_Written request_: Would you quote every entry exactly, dropping only the pictures?

Extracted data entries
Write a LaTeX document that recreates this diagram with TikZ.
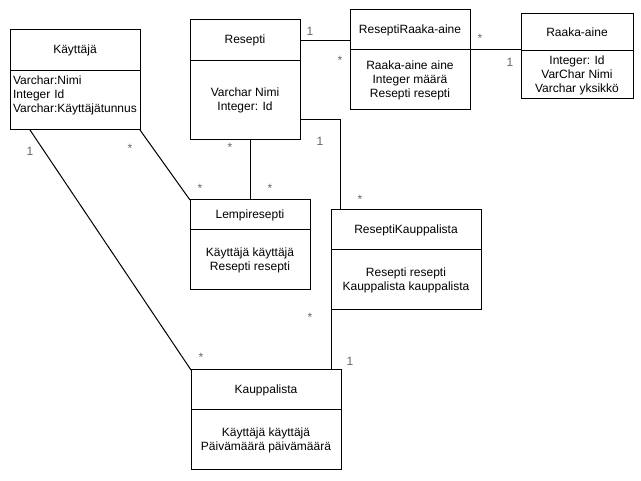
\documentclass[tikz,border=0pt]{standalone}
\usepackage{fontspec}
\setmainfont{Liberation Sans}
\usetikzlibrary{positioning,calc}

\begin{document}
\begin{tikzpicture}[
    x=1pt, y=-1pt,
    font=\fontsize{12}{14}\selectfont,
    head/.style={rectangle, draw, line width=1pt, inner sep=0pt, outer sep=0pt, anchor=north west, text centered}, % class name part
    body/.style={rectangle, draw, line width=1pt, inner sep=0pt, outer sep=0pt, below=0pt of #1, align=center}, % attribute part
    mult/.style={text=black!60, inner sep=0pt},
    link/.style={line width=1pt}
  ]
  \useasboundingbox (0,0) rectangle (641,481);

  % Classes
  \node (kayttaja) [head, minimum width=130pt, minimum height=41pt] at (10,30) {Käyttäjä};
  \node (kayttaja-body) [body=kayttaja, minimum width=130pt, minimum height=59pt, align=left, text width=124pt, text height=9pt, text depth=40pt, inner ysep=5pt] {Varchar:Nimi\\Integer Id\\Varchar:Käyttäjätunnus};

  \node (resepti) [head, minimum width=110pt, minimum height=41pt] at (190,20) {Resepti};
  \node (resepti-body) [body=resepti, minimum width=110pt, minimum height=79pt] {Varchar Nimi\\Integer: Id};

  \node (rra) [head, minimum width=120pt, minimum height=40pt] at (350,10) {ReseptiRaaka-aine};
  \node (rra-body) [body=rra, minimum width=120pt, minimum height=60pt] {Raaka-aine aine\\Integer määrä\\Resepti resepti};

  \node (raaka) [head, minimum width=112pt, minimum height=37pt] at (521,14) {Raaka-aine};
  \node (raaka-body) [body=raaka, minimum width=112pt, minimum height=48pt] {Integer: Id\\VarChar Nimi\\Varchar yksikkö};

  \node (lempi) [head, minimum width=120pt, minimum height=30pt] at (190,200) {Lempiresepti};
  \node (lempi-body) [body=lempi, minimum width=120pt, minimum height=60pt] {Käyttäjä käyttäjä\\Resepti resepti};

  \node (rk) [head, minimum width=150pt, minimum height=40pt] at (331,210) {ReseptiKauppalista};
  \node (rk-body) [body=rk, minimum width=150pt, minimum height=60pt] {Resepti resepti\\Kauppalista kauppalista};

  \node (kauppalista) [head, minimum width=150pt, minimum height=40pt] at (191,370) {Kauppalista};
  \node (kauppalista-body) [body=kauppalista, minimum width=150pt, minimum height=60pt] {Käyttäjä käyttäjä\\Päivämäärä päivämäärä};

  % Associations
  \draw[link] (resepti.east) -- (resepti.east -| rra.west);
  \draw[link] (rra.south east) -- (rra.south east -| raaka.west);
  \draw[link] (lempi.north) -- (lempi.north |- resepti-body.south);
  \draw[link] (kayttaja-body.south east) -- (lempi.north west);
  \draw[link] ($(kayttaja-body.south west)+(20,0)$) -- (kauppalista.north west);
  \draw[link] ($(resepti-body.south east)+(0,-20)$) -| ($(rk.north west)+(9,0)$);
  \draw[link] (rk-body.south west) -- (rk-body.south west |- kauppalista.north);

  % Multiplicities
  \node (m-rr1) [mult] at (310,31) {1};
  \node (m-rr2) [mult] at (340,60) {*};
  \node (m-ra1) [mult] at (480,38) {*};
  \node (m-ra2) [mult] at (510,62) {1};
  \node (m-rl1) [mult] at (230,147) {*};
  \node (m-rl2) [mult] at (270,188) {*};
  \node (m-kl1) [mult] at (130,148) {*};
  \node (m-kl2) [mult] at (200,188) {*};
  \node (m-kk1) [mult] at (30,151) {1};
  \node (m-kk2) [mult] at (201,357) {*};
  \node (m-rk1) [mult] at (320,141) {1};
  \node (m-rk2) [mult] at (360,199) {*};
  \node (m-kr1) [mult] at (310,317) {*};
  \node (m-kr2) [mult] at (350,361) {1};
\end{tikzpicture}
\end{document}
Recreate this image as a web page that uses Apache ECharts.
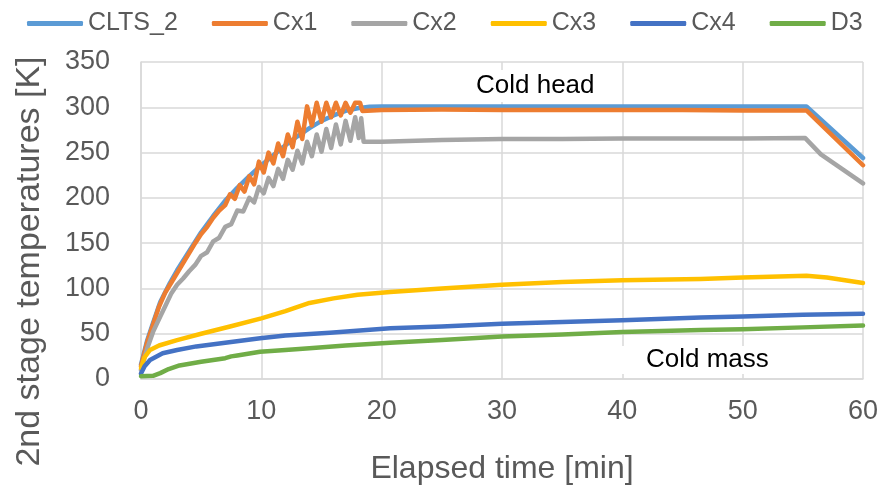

_Solution to the exercise_:
Write a LaTeX document that recreates this diagram with TikZ.
\documentclass[tikz,border=0pt]{standalone}
\usepackage{fontspec}
\setmainfont{Liberation Sans}
\usetikzlibrary{positioning,calc}

\begin{document}
\begin{tikzpicture}[
    x=1pt, y=-1pt,
    font=\fontsize{12}{14}\selectfont,
    head/.style={rectangle, draw, line width=1pt, inner sep=0pt, outer sep=0pt, anchor=north west, text centered}, % class name part
    body/.style={rectangle, draw, line width=1pt, inner sep=0pt, outer sep=0pt, below=0pt of #1, align=center}, % attribute part
    mult/.style={text=black!60, inner sep=0pt},
    link/.style={line width=1pt}
  ]
  \useasboundingbox (0,0) rectangle (641,481);

  % Classes
  \node (kayttaja) [head, minimum width=130pt, minimum height=41pt] at (10,30) {Käyttäjä};
  \node (kayttaja-body) [body=kayttaja, minimum width=130pt, minimum height=59pt, align=left, text width=124pt, text height=9pt, text depth=40pt, inner ysep=5pt] {Varchar:Nimi\\Integer Id\\Varchar:Käyttäjätunnus};

  \node (resepti) [head, minimum width=110pt, minimum height=41pt] at (190,20) {Resepti};
  \node (resepti-body) [body=resepti, minimum width=110pt, minimum height=79pt] {Varchar Nimi\\Integer: Id};

  \node (rra) [head, minimum width=120pt, minimum height=40pt] at (350,10) {ReseptiRaaka-aine};
  \node (rra-body) [body=rra, minimum width=120pt, minimum height=60pt] {Raaka-aine aine\\Integer määrä\\Resepti resepti};

  \node (raaka) [head, minimum width=112pt, minimum height=37pt] at (521,14) {Raaka-aine};
  \node (raaka-body) [body=raaka, minimum width=112pt, minimum height=48pt] {Integer: Id\\VarChar Nimi\\Varchar yksikkö};

  \node (lempi) [head, minimum width=120pt, minimum height=30pt] at (190,200) {Lempiresepti};
  \node (lempi-body) [body=lempi, minimum width=120pt, minimum height=60pt] {Käyttäjä käyttäjä\\Resepti resepti};

  \node (rk) [head, minimum width=150pt, minimum height=40pt] at (331,210) {ReseptiKauppalista};
  \node (rk-body) [body=rk, minimum width=150pt, minimum height=60pt] {Resepti resepti\\Kauppalista kauppalista};

  \node (kauppalista) [head, minimum width=150pt, minimum height=40pt] at (191,370) {Kauppalista};
  \node (kauppalista-body) [body=kauppalista, minimum width=150pt, minimum height=60pt] {Käyttäjä käyttäjä\\Päivämäärä päivämäärä};

  % Associations
  \draw[link] (resepti.east) -- (resepti.east -| rra.west);
  \draw[link] (rra.south east) -- (rra.south east -| raaka.west);
  \draw[link] (lempi.north) -- (lempi.north |- resepti-body.south);
  \draw[link] (kayttaja-body.south east) -- (lempi.north west);
  \draw[link] ($(kayttaja-body.south west)+(20,0)$) -- (kauppalista.north west);
  \draw[link] ($(resepti-body.south east)+(0,-20)$) -| ($(rk.north west)+(9,0)$);
  \draw[link] (rk-body.south west) -- (rk-body.south west |- kauppalista.north);

  % Multiplicities
  \node (m-rr1) [mult] at (310,31) {1};
  \node (m-rr2) [mult] at (340,60) {*};
  \node (m-ra1) [mult] at (480,38) {*};
  \node (m-ra2) [mult] at (510,62) {1};
  \node (m-rl1) [mult] at (230,147) {*};
  \node (m-rl2) [mult] at (270,188) {*};
  \node (m-kl1) [mult] at (130,148) {*};
  \node (m-kl2) [mult] at (200,188) {*};
  \node (m-kk1) [mult] at (30,151) {1};
  \node (m-kk2) [mult] at (201,357) {*};
  \node (m-rk1) [mult] at (320,141) {1};
  \node (m-rk2) [mult] at (360,199) {*};
  \node (m-kr1) [mult] at (310,317) {*};
  \node (m-kr2) [mult] at (350,361) {1};
\end{tikzpicture}
\end{document}
Recreate this image as a web page that uses Apache ECharts.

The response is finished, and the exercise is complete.